Every March 17, the world throws a lavish celebration for the fifth-century preacher who tramped around Ireland converting its people and spinning endless miracles along the way. Revelers around the globe slurp green beer, host parades and wear silly hats.
But those who truly want to honor the patron saint come to Croagh Patrick, a remote, rugged mountain in County Mayo, which draws over a million pilgrims and tourists each year.
Elders and children, believers and hikers, tourists and locals. They come with walking sticks and hiking boots, guide books and rosary beads. They come for the sweeping views of Clew Bay, for the fresh air and camaraderie, for a day of fun — and penance.
Trekking to the summit in the saint’s footsteps, some climb in their bare feet, pausing at three “stations” along the way to recite a series of prayers. There is a small oratory on the summit where Mass is celebrated on certain feast days and on the last Sunday in July — “Reek Sunday” — traditionally the holiest day to climb, when up to 30,000 visitors flock to the slopes.
“I do it for the graces it gives me all year,” said Patrick Breen, 51, of Athlone, as he began his descent last July, his bare feet bruised and swollen after several hours on the mountain. “It’s a gift, a beautiful gift.”

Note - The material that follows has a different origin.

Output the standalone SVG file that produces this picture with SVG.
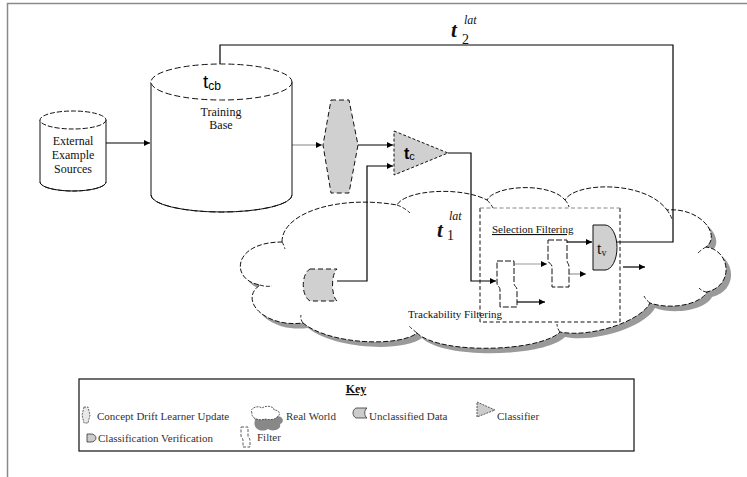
<svg xmlns="http://www.w3.org/2000/svg" width="747" height="477" viewBox="0 0 747 477">
<defs>
<marker id="ah" viewBox="0 0 10 10" refX="10" refY="5" markerWidth="7" markerHeight="6" orient="auto" markerUnits="userSpaceOnUse">
<path d="M0,0 L10,5 L0,10 Z" fill="#000"/>
</marker>
<path id="cloudP" d="M282,242 C282,212 340,195 397,205 C405,190 460,186 487,200 C495,185 550,182 565,200 C575,182 645,180 667,210 C700,207 722,235 706,247 C730,250 735,285 707,292 C700,305 670,310 650,303 C640,322 590,338 560,332 C540,352 440,355 417,333 C400,347 330,345 303,323 C265,328 238,300 260,285 C230,280 232,242 282,242 Z"/>
</defs>
<style>
.ln{fill:none;stroke:#000;stroke-width:1.2}
.gl{fill:none;stroke:#999;stroke-width:1.2}
.dash{stroke-dasharray:5 3}
.sdash{stroke-dasharray:3 2}
.gray{fill:#d0d0d0;stroke:#111;stroke-width:1}
.wht{fill:#fff;stroke:#111;stroke-width:1}
.ser{font-family:"Liberation Serif","Times New Roman",serif;fill:#111}
.key{font-family:"Liberation Serif","Times New Roman",serif;font-size:11px;fill:#333}
.big{font-family:"Liberation Sans",Arial,sans-serif;fill:#000}
</style>
<rect width="747" height="477" fill="#fff"/>
<path d="M7.5,477 V3.5 H747" fill="none" stroke="#8a8a8a" stroke-width="1.5"/>

<g id="real-world">
<use href="#cloudP" transform="translate(5,5)" fill="#9a9a9a"/>
<use href="#cloudP" fill="#fff" stroke="#111" stroke-width="1" stroke-dasharray="5 2"/>
<path d="M397,205 q8,3 13,8 M487,200 q4,4 6,8 M565,200 q3,3 4,7 M667,210 q3,4 5,9 M706,247 q-4,2 -8,6 M707,292 q-4,0 -8,-4 M650,303 q-4,-3 -6,-7 M560,332 q-3,-4 -3,-8 M417,333 q-5,-4 -8,-7 M303,323 q-3,-4 -2,-8 M260,285 q6,2 12,1 M282,242 q2,3 3,7" fill="none" stroke="#111" stroke-width="0.9" stroke-dasharray="4 2"/>
</g>

<g id="connectors">
<line class="ln" x1="106" y1="143" x2="150" y2="143" marker-end="url(#ah)"/>
<line class="gl" x1="292" y1="145" x2="322" y2="145" marker-end="url(#ah)"/>
<line class="ln" x1="358" y1="145" x2="393" y2="145" marker-end="url(#ah)"/>
<polyline class="ln" points="337,281 367,281 367,166 393,166" marker-end="url(#ah)"/>
<polyline class="ln" points="448,153 471,153 471,281 496,281" marker-end="url(#ah)"/>
<line class="gl" x1="514" y1="264" x2="547" y2="264" marker-end="url(#ah)"/>
<line class="ln" x1="517" y1="302" x2="545" y2="302" marker-end="url(#ah)"/>
<line class="ln" x1="567" y1="242" x2="592" y2="242" marker-end="url(#ah)"/>
<line class="gl" x1="569" y1="274" x2="586" y2="274" marker-end="url(#ah)"/>
<line class="ln" x1="623" y1="267" x2="645" y2="267" marker-end="url(#ah)"/>
<polyline class="ln" points="617,242 673,242 673,45 220,45 220,80" marker-end="url(#ah)"/>
</g>

<g id="external-sources">
<path d="M40,120 V182 A33,9 0 0 0 106,182 V120" fill="#fff" stroke="#111" stroke-width="1"/>
<path d="M40,182 A33,9 0 0 0 106,182" fill="none" stroke="#111" stroke-width="1" stroke-dasharray="5 2"/>
<ellipse cx="73" cy="120" rx="33" ry="9" fill="#fff" stroke="#111" stroke-width="1" stroke-dasharray="5 2"/>
<text class="ser" font-size="12" text-anchor="middle"><tspan x="73" y="145">External</tspan><tspan x="73" y="159">Example</tspan><tspan x="73" y="173">Sources</tspan></text>
</g>

<g id="training-base">
<path d="M151,82 V195 A70.5,17 0 0 0 292,195 V82" fill="#fff" stroke="#111" stroke-width="1"/>
<path d="M151,195 A70.5,17 0 0 0 292,195" fill="none" stroke="#111" stroke-width="1" stroke-dasharray="6 3"/>
<ellipse cx="221.5" cy="82" rx="70.5" ry="18" fill="#fff" stroke="#111" stroke-width="1" stroke-dasharray="6 3"/>
<text class="big" x="203" y="88" font-size="19">t<tspan font-size="12" dy="2">cb</tspan></text>
<text class="ser" font-size="12" text-anchor="middle"><tspan x="221" y="116">Training</tspan><tspan x="221" y="129">Base</tspan></text>
</g>

<g id="drift-learner-update">
<polygon class="gray dash" points="331,100 349,100 358,145 349,193 331,193 323,145"/>
</g>

<g id="classifier">
<polygon class="gray sdash" points="394,131 448,153 394,175"/>
<text class="big" x="404" y="159" font-size="16" font-weight="bold">t<tspan font-size="11" font-weight="normal" dy="1">c</tspan></text>
</g>

<g id="unclassified-data">
<path class="gray dash" d="M310,269 H337 C331,274 331,296 337,301 H310 C301,296 301,274 310,269 Z"/>
</g>

<g id="lat-labels">
<text class="ser" x="451" y="37" font-size="21" font-weight="bold" font-style="italic">t</text>
<text class="ser" x="464" y="24" font-size="12" font-style="italic">lat</text>
<text class="ser" x="462" y="44" font-size="14">2</text>
<text class="ser" x="437" y="237" font-size="21" font-weight="bold" font-style="italic">t</text>
<text class="ser" x="449" y="220" font-size="12" font-style="italic">lat</text>
<text class="ser" x="447" y="240" font-size="14">1</text>
</g>

<g id="filter-box">
<path d="M620,208 V322 H480 V208" fill="none" stroke="#111" stroke-width="1" stroke-dasharray="4 2.5"/>
<line x1="480" y1="208" x2="620" y2="208" stroke="#888" stroke-width="1" stroke-dasharray="4 2.5"/>
<text class="ser" x="492" y="233" font-size="11" text-decoration="underline">Selection Filtering</text>
<text class="ser" x="408" y="318" font-size="11">Trackability Filtering</text>
</g>

<g id="filter-1">
<path class="wht" d="M497,261 H514 V283 C514,287 517,286 517,290 V307 H500 V290 C500,286 497,287 497,283 Z" stroke-dasharray="6 2"/>
</g>
<g id="filter-2">
<path class="wht" d="M548,240 H567 V260 C567,264 569,263 569,267 V287 H552 V267 C552,263 548,264 548,260 Z" stroke-dasharray="6 2"/>
</g>

<g id="verification">
<path class="gray" d="M593,225 H605 A12,22.5 0 0 1 605,270 H593 Z"/>
<text class="ser" x="597" y="254" font-size="16">t<tspan font-size="10" dy="2">v</tspan></text>
</g>

<g id="key">
<rect x="79" y="379" width="555" height="72" fill="#fff" stroke="#222" stroke-width="1.3"/>
<text class="ser" x="356" y="393" font-size="12" font-weight="bold" text-anchor="middle" text-decoration="underline">Key</text>
<polygon points="84,407 88,407 90,415 88,423 84,423 82,415" fill="#e8e8e8" stroke="#444" stroke-width="0.8" stroke-dasharray="2 1"/>
<text class="key" x="97" y="420">Concept Drift Learner Update</text>
<path d="M254,416 c-4,-6 6,-9 10,-6 c4,-4 12,-2 12,2 c6,0 8,6 3,8 c2,6 -8,8 -12,5 c-6,4 -16,0 -13,-9 z" fill="#888" transform="translate(1,4)"/>
<path d="M252,413 c-3,-5 6,-8 10,-5 c4,-3 12,-2 12,2 c6,0 7,5 3,7 c-2,3 -8,3 -12,2 c-5,2 -14,0 -13,-6 z" fill="#fff" stroke="#333" stroke-width="0.8" stroke-dasharray="2 1"/>
<text class="key" x="286" y="420">Real World</text>
<path d="M356,408 H367 C364,410 364,416 367,418 H356 C352,416 352,410 356,408 Z" fill="#ccc" stroke="#333" stroke-width="0.8"/>
<text class="key" x="369" y="420">Unclassified Data</text>
<polygon points="477,402 495,410 477,417" fill="#ccc" stroke="#333" stroke-width="0.8" stroke-dasharray="2 1"/>
<text class="key" x="497" y="420">Classifier</text>
<path d="M87,434 H91 A5,4 0 0 1 91,442 H87 Z" fill="#ccc" stroke="#333" stroke-width="0.8"/>
<text class="key" x="98" y="442">Classification Verification</text>
<path d="M241,427 H248 V436 C248,438 250,438 250,440 V447 H243 V440 C243,438 241,438 241,436 Z" fill="#fff" stroke="#333" stroke-width="0.8" stroke-dasharray="3 1.5"/>
<text class="key" x="257" y="441">Filter</text>
</g>
</svg>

All around, thick Irish brogues mingled with languages and accents from around the world. A family of four from Colorado huffed up the final leg, the father celebrating his 55th birthday, his teenage daughter dreaming of the spa that awaited when they got back to their hotel. They passed a trio of 20something Gypsies from County Cavan, hiking barefoot in honor of two toddlers from their community who had drowned in a lake earlier in the summer. A German tourist with a backpack helped his mother scale the rocks. A young Englishwoman wiggled her pink toenails and boasted about climbing barefoot just to prove to her boyfriend that “fancy toes” could do it. An older Polish couple picnicked at the summit with ham sandwiches and flasks of hot tea.
Although the mountain is just 2,500 feet high (764 meters), even seasoned hikers are surprised by its steepness and difficulty. Over the years, climbers have eroded the original trail, so what remains is rocky, unforgiving and often slippery terrain. The last leg, before the summit, is a formidable cliff of rolling rocks and shale known as “the scree.” Casualties are common and every year local rescue squads airlift numerous injured climbers from the slopes.
But that doesn’t deter pilgrims who have been flocking to the site since ancient times. Long before Patrick, the Celts celebrated the harvest festival of Lughnasa here, beginning in early August. The sacred mountain was considered especially important for woman who would sleep on the summit during Lughnasa to encourage fertility.
Today St. Patrick is big business in the area with dozens of Patrician statues, holy wells and shrines. Westport, a pretty port town about 6 miles (10 kilometers) from the mountain, is filled with stores selling Patrick memorabilia and the wooden staffs that are ubiquitous on the mountain. (Westport was also home to 16th century pirate queen, Grace O’Malley, who vies with Patrick for local attention and lore.)
Twelve miles (19 kilometers) from Westport is Ballintubber Abbey, where Patrick founded a church and baptized his earliest converts. The present abbey has been in daily use as a church for nearly 800 years. Ballintubber also marks the beginning of an ancient pilgrimage route (now called Tochar Phadraig) that winds for 22 miles (35 kilometers) over hills and fields, ending at Croagh Patrick. Along the way, pilgrims pass a round tower, a holy well and a raised stone carved with Neolithic circles called St. Patrick’s Chair.
But it is the mountain that remains the big draw for pilgrims and tourists alike. At almost any time of the day, any time of the year, it is possible to make out a steady stream of climbers in the distance, inching their way toward the summit, hunched over their wooden crooks, little specks of humanity disappearing into the mist.